Первый поединок кончился вничью. Я не убедил своих истязателей в моей невиновности, но и они не получили моей подписи. Ведь за каждую подпись полагалась крупная денежная премия... Чистый лист бумаги с первым вопросом, датированный 10 июля 1937 года, сопутствовал мне почти три года во время всех тягостных и многочисленных допросов. Простаивал на ногах сутками. Распираемые опухшими ногами ботинки не выдержали, лопнули. Но я не сдался. Не подписанный мною первый лист дознания остался чистым навсегда. И это было моим спасением. Так было со всеми, кто боролся за честь партии. Борясь за честь, они боролись за свою жизнь. Боролись и победили. Хотя их было немного.

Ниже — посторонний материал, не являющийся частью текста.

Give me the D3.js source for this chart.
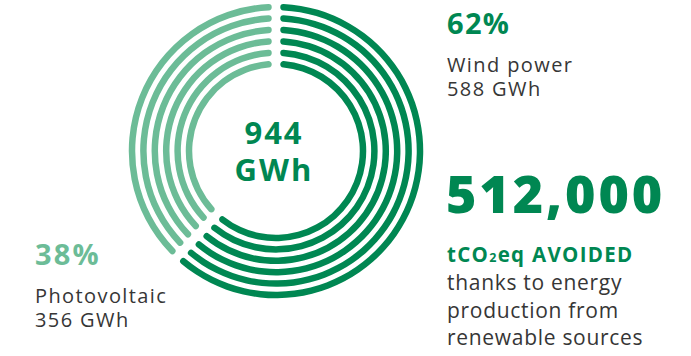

Из слов майора госбезопасности Жданова я понял, что в какой-то степени мои книги, а среди них роман «Золотая Липа», сдерживали лютую прыть дознавателей. А в 1937 году по письму сверхбдительного кадровика Хорошилова меня за ту книгу исключили из партии. Зато позже, в 1951 году, благодаря этой книге получил немыслимый в моем положении высокий пост: возглавил эмтээсовские курсы молодых механизаторов. Прочитавший «Золотую Липу» директор МТС Илья Викторович Федоров, с изумлением и восхищением пожимая руку «крамольнику», решил на свой риск создать ему, как он выразился, «хорошие условия»....
* * *Прошло много лет. Настало время вернуться к рукописи, написанной мною тогда, когда не надеялся обнародовать ПРАВДУ. Мне сейчас уже за 90. Судьба дала тяжелые годы, но я живу и хочу, чтобы история со мной и многими людьми моего поколения, многих моих друзей не повторилась. Для этого нужно не молчать.